J. Craig Venter on British Research
  J. Craig Venter     Biography    
Recorded: 02 Mar 2006

It was a major international genome meeting by, I can’t remember if HUGO had been formed yet or was in their early stages. It was one of their first meetings. That’s where I announced and showed the results. There was lots of discussion there about it. We waited a while to publish it. In fact, because after we were getting ready to publish and somebody told me that Sydney Brenner was trying a similar approach. So I called Sydney and told him what we were doing and asked what he was doing. And I said, if you are really far along, I’m willing to hold up my paper so we can submit together. I even called the editor of Science and they said that they were willing to consider two papers together if they were really there.

And we waited months and months. Sydney was going to send us his data and nothing ever happened. Finally he told me that the British government wouldn’t allow him to send the data because he set things up as a commercial enterprise that was trying to get funding for the research and they were going to sell their cDNAs to pharmaceutical companies in Britain. So the British government didn’t want anybody else to see the data. So he couldn’t share the data with us. So he told me that we should definitely go ahead and publish on our own because he was not as far along as we were and it would be a long time before he would be able to publish. I’m assuming it was either ’89 or ’90. I would have to check that. That’s seeming like such ancient history now with all the new things we’re doing. But we published the paper; I think it was June of 1991 in Science.
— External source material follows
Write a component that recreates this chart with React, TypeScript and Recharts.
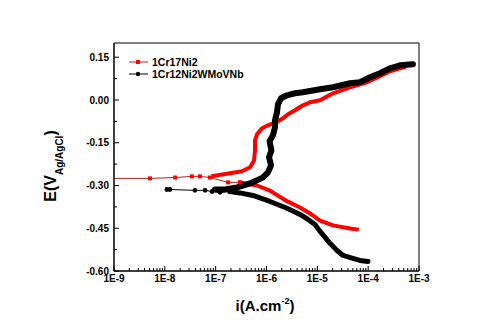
import React from 'react';
import { LineChart, Line, XAxis, YAxis, ReferenceArea } from 'recharts';

// ---- tick values / labels ----
const xMajorTicks = [1e-9, 1e-8, 1e-7, 1e-6, 1e-5, 1e-4, 1e-3];
const xTickLabels = ['1E-9', '1E-8', '1E-7', '1E-6', '1E-5', '1E-4', '1E-3'];
const xMinorMultipliers = [2, 3, 4, 5, 6, 7, 8, 9];
const yMajorTicks = [-0.6, -0.45, -0.3, -0.15, 0, 0.15];
const yTickLabels = ['-0.60', '-0.45', '-0.30', '-0.15', '0.00', '0.15'];
const yMinorTicks = [-0.525, -0.375, -0.225, -0.075, 0.075];

const seriesNames = ['1Cr17Ni2', '1Cr12Ni2WMoVNb'];

// ---- 1Cr17Ni2 : [i (A/cm2), E (V)] ----
const redCathodic: [number, number][] = [
  [6.0e-5, -0.454], [4.4e-5, -0.451], [2.04e-5, -0.44], [1.13e-5, -0.423],
  [7.2e-6, -0.398], [4.56e-6, -0.377], [2.53e-6, -0.355], [1.17e-6, -0.318],
  [6.5e-7, -0.3], [3.8e-7, -0.293], [3.0e-7, -0.289],
];
const redTail: [number, number][] = [
  [3.0e-7, -0.289], [1.75e-7, -0.289], [7.7e-8, -0.272], [4.9e-8, -0.268],
  [3.4e-8, -0.268], [1.6e-8, -0.272], [5.1e-9, -0.275], [1e-9, -0.275],
];
const redAnodic: [number, number][] = [
  [9.0e-8, -0.2665], [1.91e-7, -0.257], [3.3e-7, -0.25], [4.74e-7, -0.236],
  [5.68e-7, -0.212], [5.94e-7, -0.177], [5.94e-7, -0.1415], [6.5e-7, -0.1205],
  [8.16e-7, -0.0994], [1.07e-6, -0.0888], [1.34e-6, -0.0818], [1.68e-6, -0.0748],
  [2.11e-6, -0.0643], [2.65e-6, -0.0502], [3.64e-6, -0.0362], [5.22e-6, -0.0186],
  [7.18e-6, -0.0081], [1.13e-5, -0.001], [2.04e-5, 0.0236], [4.4e-5, 0.0446],
  [9.5e-5, 0.0622], [1.71e-4, 0.0833], [2.69e-4, 0.1008], [4.23e-4, 0.1114],
  [5.07e-4, 0.1149],
];

// ---- 1Cr12Ni2WMoVNb : [i (A/cm2), E (V)] ----
const blackCathodic: [number, number][] = [
  [9.9e-5, -0.5665], [6.9e-5, -0.563], [5.0e-5, -0.556], [3.2e-5, -0.5455],
  [2.44e-5, -0.528], [1.77e-5, -0.503], [1.42e-5, -0.482], [1.13e-5, -0.461],
  [9.0e-6, -0.437], [6.56e-6, -0.419], [4.56e-6, -0.4015], [2.53e-6, -0.38],
  [1.17e-6, -0.356], [5.43e-7, -0.335], [3.0e-7, -0.326], [1.9e-7, -0.321],
];
const blackTail: [number, number][] = [
  [1.9e-7, -0.321], [1.22e-7, -0.324], [8.5e-8, -0.321], [6.2e-8, -0.317],
  [3.9e-8, -0.317], [1.26e-8, -0.314], [1.1e-8, -0.314],
];
const blackAnodic: [number, number][] = [
  [9.7e-8, -0.3136], [1.53e-7, -0.3136], [2.63e-7, -0.3066], [4.74e-7, -0.2926],
  [6.5e-7, -0.282], [8.54e-7, -0.2715], [1.07e-6, -0.2539], [1.23e-6, -0.229],
  [1.12e-6, -0.201], [1.25e-6, -0.177], [1.15e-6, -0.145], [1.34e-6, -0.124],
  [1.47e-6, -0.096], [1.47e-6, -0.071], [1.61e-6, -0.043], [1.68e-6, -0.015],
  [1.93e-6, 0.006], [2.53e-6, 0.0165], [3.64e-6, 0.0236], [5.22e-6, 0.0271],
  [1.13e-5, 0.0376], [2.04e-5, 0.0446], [4.4e-5, 0.0587], [6.9e-5, 0.0622],
  [1.09e-4, 0.0798], [1.71e-4, 0.0938], [2.69e-4, 0.1114], [4.23e-4, 0.1219],
  [7.6e-4, 0.1254],
];

const toPts = (arr: [number, number][]) => arr.map(([x, y]) => ({ x, y }));

const xAllTicks: number[] = [...xMajorTicks];
xMajorTicks.slice(0, -1).forEach((d) => xMinorMultipliers.forEach((m) => xAllTicks.push(d * m)));
xAllTicks.sort((a, b) => a - b);
const yAllTicks = [...yMajorTicks, ...yMinorTicks].sort((a, b) => a - b);

const FONT = '"Liberation Sans", Arial, sans-serif';
const RED = '#ff0000';
const DARKRED = '#b22222';

const XTick = (props: any) => {
  const { x, y, payload } = props;
  const v = payload.value;
  const idx = xMajorTicks.findIndex((t) => Math.abs(Math.log10(t) - Math.log10(v)) < 1e-6);
  const major = idx >= 0;
  return (
    <g>
      <line x1={x} x2={x} y1={y} y2={y - (major ? 5 : 3)} stroke="#000" strokeWidth={1} />
      {major && (
        <text x={x} y={y + 4} dy="0.71em" textAnchor="middle" fontFamily={FONT} fontWeight="bold" fontSize={10} fill="#000">
          {xTickLabels[idx]}
        </text>
      )}
    </g>
  );
};

const YTick = (props: any) => {
  const { x, y, payload } = props;
  const v = payload.value;
  const idx = yMajorTicks.findIndex((t) => Math.abs(t - v) < 1e-9);
  const major = idx >= 0;
  return (
    <g>
      <line x1={x} x2={x + (major ? 5 : 3)} y1={y} y2={y} stroke="#000" strokeWidth={1} />
      {major && (
        <text x={x - 5} y={y} dy="0.36em" textAnchor="end" fontFamily={FONT} fontWeight="bold" fontSize={10} fill="#000">
          {yTickLabels[idx]}
        </text>
      )}
    </g>
  );
};

const SquareDot = (props: any) => {
  const { cx, cy, index } = props;
  if (index === redTail.length - 1 || cx == null) return <g key={index} />;
  return <rect key={index} x={cx - 2} y={cy - 2} width={4} height={4} fill={RED} />;
};

const RoundDot = (props: any) => {
  const { cx, cy, index } = props;
  if (cx == null) return <g key={index} />;
  return <circle key={index} cx={cx} cy={cy} r={2.4} fill="#000" />;
};

export default function App() {
  return (
    <div style={{ position: 'absolute', left: 0, top: 0, width: 494, height: 326, background: '#fff' }}>
      <LineChart width={494} height={326} margin={{ top: 43, right: 75, bottom: 25, left: 64 }}>
        <XAxis
          dataKey="x"
          type="number"
          scale="log"
          domain={[1e-9, 1e-3]}
          allowDataOverflow
          ticks={xAllTicks}
          interval={0}
          tick={<XTick />}
          tickSize={0}
          tickMargin={0}
          tickLine={false}
          height={30}
          axisLine={{ stroke: '#000', strokeWidth: 1 }}
        />
        <YAxis
          type="number"
          domain={[-0.6, 0.2]}
          allowDataOverflow
          ticks={yAllTicks}
          interval={0}
          tick={<YTick />}
          tickSize={0}
          tickMargin={0}
          tickLine={false}
          width={50}
          axisLine={{ stroke: '#000', strokeWidth: 1 }}
        />
        <ReferenceArea x1={1e-9} x2={1e-3} y1={-0.6} y2={0.2} fill="none" stroke="#000" strokeWidth={1} ifOverflow="visible" />
        <Line data={toPts(redTail)} dataKey="y" stroke={DARKRED} strokeWidth={1} dot={<SquareDot />} isAnimationActive={false} name={seriesNames[0]} />
        <Line data={toPts(redCathodic)} dataKey="y" stroke={RED} strokeWidth={4} strokeLinejoin="round" strokeLinecap="square" dot={false} isAnimationActive={false} />
        <Line data={toPts(redAnodic)} dataKey="y" stroke={RED} strokeWidth={4} strokeLinejoin="round" strokeLinecap="square" dot={false} isAnimationActive={false} />
        <Line data={toPts(blackTail)} dataKey="y" stroke="#000" strokeWidth={1} dot={<RoundDot />} isAnimationActive={false} name={seriesNames[1]} />
        <Line data={toPts(blackCathodic)} dataKey="y" stroke="#000" strokeWidth={5} strokeLinejoin="round" strokeLinecap="round" dot={false} isAnimationActive={false} />
        <Line data={toPts(blackAnodic)} dataKey="y" stroke="#000" strokeWidth={6} strokeLinejoin="round" strokeLinecap="round" dot={false} isAnimationActive={false} />
      </LineChart>
      <svg width={494} height={326} style={{ position: 'absolute', left: 0, top: 0, pointerEvents: 'none' }}>
        {/* legend */}
        <line x1={129} x2={148} y1={62} y2={62} stroke={DARKRED} strokeWidth={1} />
        <rect x={136} y={60} width={4} height={4} fill={RED} />
        <text x={152} y={62} dy="0.36em" fontFamily={FONT} fontWeight="bold" fontSize={10.5} fill="#000">{seriesNames[0]}</text>
        <line x1={129} x2={148} y1={74} y2={74} stroke="#000" strokeWidth={1} />
        <circle cx={138} cy={74} r={2.2} fill="#000" />
        <text x={152} y={74} dy="0.36em" fontFamily={FONT} fontWeight="bold" fontSize={10.5} fill="#000">{seriesNames[1]}</text>
        {/* y axis title */}
        <text transform="translate(56,166) rotate(-90)" textAnchor="middle" fontFamily={FONT} fontWeight="bold" fontSize={16} fill="#000">
          E(V<tspan fontSize={10} dy={7}>Ag/AgCl</tspan><tspan dy={-7}>)</tspan>
        </text>
        {/* x axis title */}
        <text x={265} y={311} textAnchor="middle" fontFamily={FONT} fontWeight="bold" fontSize={15} fill="#000">
          i(A.cm<tspan fontSize={9} dy={-7}>-2</tspan><tspan dy={7}>)</tspan>
        </text>
      </svg>
    </div>
  );
}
J. Craig Venter, biologist and genomic research pioneer, was born in Salt Lake City, Utah in 1946. Following military service in Vietnam, he studied biochemistry as an undergraduate at the University of California, San Diego, where he also received a Ph.D. in Physiology and Pharmacology in 1975. He joined the faculty of the Medical School of State University of New York at Buffalo in 1976, joining its affiliated Roswell Park Cancer Institute in 1982 as Professor and Associate Chief Cancer Research Scientist. Beginning in 1982, and for the next decade, Dr. Venter headed various sections of NIH's National Institute of Neurological Disorders and Stroke.

In 1992 he founded The Institute for Genomic Research (known as TIGR,) where he and colleagues became the first to successfully sequence the genome of an entire organism. Dr. Venter's Celera Genomics, founded in 1998, used a strategy known as the whole genome shotgun approach to compete with the publicly-funded Human Genome Project, which served to accelerate the mapping of the whole human genome by 2000. Dr. Venter's current venture, the J. Craig Venter Institute, was formed in 2006, from the merger of several predecessor enterprises. A leader in genomic research, the J. Craig Venter Institute announced in January 2008, the largest synthetically derived DNA structure, advancing it towards its goal of creating a living cell based on an entirely synthetic genome. In September 2007, the J. Craig Venter Institute announced the sequencing of Dr. Venter's genome, the first sequencing of an individual's genome.

Among Dr. Venter's numerous awards and honors are the American Academy of Microbiology Fellow (1997), the American Chemical Society, Division of Biochemical Technology David Perlman Memorial Lectureship Award (2000), and the U.S. State Department, Secretary's Open Forum Public Service Award (2001). Dr. Venter is a member of the American Society of Human Genetics, the American Association for the Advancement of Science, the American Society of Microbiology, and the American Academy of Arts and Sciences.